* **Description of the task**
Repeat the listing exactly as given, omitting every image.
------------
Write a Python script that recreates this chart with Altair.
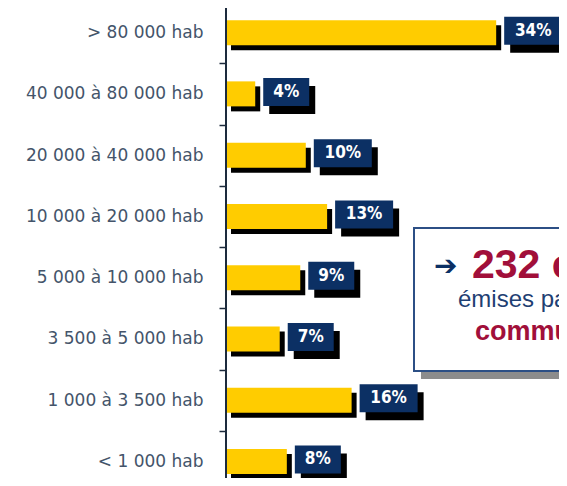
import altair as alt
import pandas as pd

# ---- data ----
categories = [
    "> 80 000 hab",
    "40 000 à 80 000 hab",
    "20 000 à 40 000 hab",
    "10 000 à 20 000 hab",
    "5 000 à 10 000 hab",
    "3 500 à 5 000 hab",
    "1 000 à 3 500 hab",
    "< 1 000 hab",
]
values = [34.2, 3.7, 10.1, 12.8, 9.4, 6.8, 15.9, 7.7]
labels = ["34%", "4%", "10%", "13%", "9%", "7%", "16%", "8%"]

callout_arrow = ["➔"]
callout_big = ["232 collectivités"]
callout_mid = ["émises par les"]
callout_bold = ["communes"]

df = pd.DataFrame({"cat": categories, "value": values, "label": labels})

YELLOW = "#FFCC00"
NAVY = "#0c3064"
AXIS_COL = "#1d2b3d"
RED = "#a10f3a"
BLUE_TXT = "#1f3f73"

y_enc = alt.Y(
    "cat:N",
    sort=categories,
    scale=alt.Scale(paddingInner=0, paddingOuter=0),
    axis=alt.Axis(
        title=None,
        domain=False,
        tickBand="extent",
        tickSize=7,
        tickWidth=1.5,
        tickColor=AXIS_COL,
        labelFont="DejaVu Sans",
        labelFontSize=17,
        labelColor="#44546a",
        labelPadding=16,
    ),
)
x_scale = alt.Scale(domain=[0, 40], nice=False)
x_enc = alt.X("value:Q", scale=x_scale, axis=None)

base = alt.Chart(df).encode(y=y_enc)

bar_shadow = base.mark_bar(color="black", size=25, xOffset=5, x2Offset=5, yOffset=5).encode(x=x_enc)
bar = base.mark_bar(color=YELLOW, size=25).encode(x=x_enc)

GAP = 8
layers = [bar_shadow, bar]
for W, cond in [(46, "length(datum.label) <= 2"), (58, "length(datum.label) > 2")]:
    b = base.transform_filter(cond)
    layers.append(
        b.mark_bar(color="black", size=28, xOffset=GAP + 6, x2Offset=GAP + W + 6, yOffset=6)
        .encode(x=x_enc, x2="value:Q")
    )
    layers.append(
        b.mark_bar(color=NAVY, size=28, xOffset=GAP, x2Offset=GAP + W, yOffset=-2)
        .encode(x=x_enc, x2="value:Q")
    )
    layers.append(
        b.mark_text(
            color="white",
            font="DejaVu Sans Condensed, DejaVu Sans",
            fontWeight="bold",
            fontSize=17,
            align="center",
            baseline="middle",
            xOffset=GAP + W / 2,
            dy=-2,
        ).encode(x=x_enc, text="label:N")
    )

axis_line = (
    alt.Chart(pd.DataFrame({"v": [0]}))
    .mark_rule(color=AXIS_COL, strokeWidth=2)
    .encode(x=alt.X("v:Q", scale=x_scale))
)
layers.append(axis_line)

# ---- callout box (annotation, pixel positioned relative to plot origin) ----
one = pd.DataFrame({"k": [0]})
callout_shadow = alt.Chart(one).mark_rect(fill="#8c8c8c").encode(
    x=alt.value(195), x2=alt.value(600), y=alt.value(232), y2=alt.value(377)
)
callout_box = alt.Chart(one).mark_rect(fill="white", stroke="#2c4f85", strokeWidth=2).encode(
    x=alt.value(188), x2=alt.value(600), y=alt.value(226), y2=alt.value(369)
)
t_arrow = alt.Chart(pd.DataFrame({"t": callout_arrow})).mark_text(
    font="DejaVu Sans", fontSize=28, color=NAVY, align="left", baseline="middle"
).encode(x=alt.value(208), y=alt.value(265), text="t:N")
t_big = alt.Chart(pd.DataFrame({"t": callout_big})).mark_text(
    font="Liberation Sans", fontSize=41, fontWeight="bold", color=RED, align="left", baseline="alphabetic"
).encode(x=alt.value(246), y=alt.value(276), text="t:N")
t_mid = alt.Chart(pd.DataFrame({"t": callout_mid})).mark_text(
    font="Liberation Sans", fontSize=24, color=BLUE_TXT, align="left", baseline="alphabetic"
).encode(x=alt.value(232), y=alt.value(305), text="t:N")
t_bold = alt.Chart(pd.DataFrame({"t": callout_bold})).mark_text(
    font="Liberation Sans", fontSize=27, fontWeight="bold", color=RED, align="left", baseline="alphabetic"
).encode(x=alt.value(249), y=alt.value(338), text="t:N")

layers += [callout_shadow, callout_box, t_arrow, t_big, t_mid, t_bold]

chart = (
    alt.layer(*layers)
    .properties(
        width=316,
        height=490,
        autosize=alt.AutoSizeParams(type="none"),
        padding={"left": 218, "top": -6, "right": 17, "bottom": -14},
        background="white",
    )
    .configure_view(stroke=None)
)

chart.save("out.html", embed_options={"renderer": "svg", "actions": False})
------------
* **The answer**
Write a Python script that recreates this chart with Altair.
import altair as alt
import pandas as pd

# ---- data ----
categories = [
    "> 80 000 hab",
    "40 000 à 80 000 hab",
    "20 000 à 40 000 hab",
    "10 000 à 20 000 hab",
    "5 000 à 10 000 hab",
    "3 500 à 5 000 hab",
    "1 000 à 3 500 hab",
    "< 1 000 hab",
]
values = [34.2, 3.7, 10.1, 12.8, 9.4, 6.8, 15.9, 7.7]
labels = ["34%", "4%", "10%", "13%", "9%", "7%", "16%", "8%"]

callout_arrow = ["➔"]
callout_big = ["232 collectivités"]
callout_mid = ["émises par les"]
callout_bold = ["communes"]

df = pd.DataFrame({"cat": categories, "value": values, "label": labels})

YELLOW = "#FFCC00"
NAVY = "#0c3064"
AXIS_COL = "#1d2b3d"
RED = "#a10f3a"
BLUE_TXT = "#1f3f73"

y_enc = alt.Y(
    "cat:N",
    sort=categories,
    scale=alt.Scale(paddingInner=0, paddingOuter=0),
    axis=alt.Axis(
        title=None,
        domain=False,
        tickBand="extent",
        tickSize=7,
        tickWidth=1.5,
        tickColor=AXIS_COL,
        labelFont="DejaVu Sans",
        labelFontSize=17,
        labelColor="#44546a",
        labelPadding=16,
    ),
)
x_scale = alt.Scale(domain=[0, 40], nice=False)
x_enc = alt.X("value:Q", scale=x_scale, axis=None)

base = alt.Chart(df).encode(y=y_enc)

bar_shadow = base.mark_bar(color="black", size=25, xOffset=5, x2Offset=5, yOffset=5).encode(x=x_enc)
bar = base.mark_bar(color=YELLOW, size=25).encode(x=x_enc)

GAP = 8
layers = [bar_shadow, bar]
for W, cond in [(46, "length(datum.label) <= 2"), (58, "length(datum.label) > 2")]:
    b = base.transform_filter(cond)
    layers.append(
        b.mark_bar(color="black", size=28, xOffset=GAP + 6, x2Offset=GAP + W + 6, yOffset=6)
        .encode(x=x_enc, x2="value:Q")
    )
    layers.append(
        b.mark_bar(color=NAVY, size=28, xOffset=GAP, x2Offset=GAP + W, yOffset=-2)
        .encode(x=x_enc, x2="value:Q")
    )
    layers.append(
        b.mark_text(
            color="white",
            font="DejaVu Sans Condensed, DejaVu Sans",
            fontWeight="bold",
            fontSize=17,
            align="center",
            baseline="middle",
            xOffset=GAP + W / 2,
            dy=-2,
        ).encode(x=x_enc, text="label:N")
    )

axis_line = (
    alt.Chart(pd.DataFrame({"v": [0]}))
    .mark_rule(color=AXIS_COL, strokeWidth=2)
    .encode(x=alt.X("v:Q", scale=x_scale))
)
layers.append(axis_line)

# ---- callout box (annotation, pixel positioned relative to plot origin) ----
one = pd.DataFrame({"k": [0]})
callout_shadow = alt.Chart(one).mark_rect(fill="#8c8c8c").encode(
    x=alt.value(195), x2=alt.value(600), y=alt.value(232), y2=alt.value(377)
)
callout_box = alt.Chart(one).mark_rect(fill="white", stroke="#2c4f85", strokeWidth=2).encode(
    x=alt.value(188), x2=alt.value(600), y=alt.value(226), y2=alt.value(369)
)
t_arrow = alt.Chart(pd.DataFrame({"t": callout_arrow})).mark_text(
    font="DejaVu Sans", fontSize=28, color=NAVY, align="left", baseline="middle"
).encode(x=alt.value(208), y=alt.value(265), text="t:N")
t_big = alt.Chart(pd.DataFrame({"t": callout_big})).mark_text(
    font="Liberation Sans", fontSize=41, fontWeight="bold", color=RED, align="left", baseline="alphabetic"
).encode(x=alt.value(246), y=alt.value(276), text="t:N")
t_mid = alt.Chart(pd.DataFrame({"t": callout_mid})).mark_text(
    font="Liberation Sans", fontSize=24, color=BLUE_TXT, align="left", baseline="alphabetic"
).encode(x=alt.value(232), y=alt.value(305), text="t:N")
t_bold = alt.Chart(pd.DataFrame({"t": callout_bold})).mark_text(
    font="Liberation Sans", fontSize=27, fontWeight="bold", color=RED, align="left", baseline="alphabetic"
).encode(x=alt.value(249), y=alt.value(338), text="t:N")

layers += [callout_shadow, callout_box, t_arrow, t_big, t_mid, t_bold]

chart = (
    alt.layer(*layers)
    .properties(
        width=316,
        height=490,
        autosize=alt.AutoSizeParams(type="none"),
        padding={"left": 218, "top": -6, "right": 17, "bottom": -14},
        background="white",
    )
    .configure_view(stroke=None)
)

chart.save("out.html", embed_options={"renderer": "svg", "actions": False})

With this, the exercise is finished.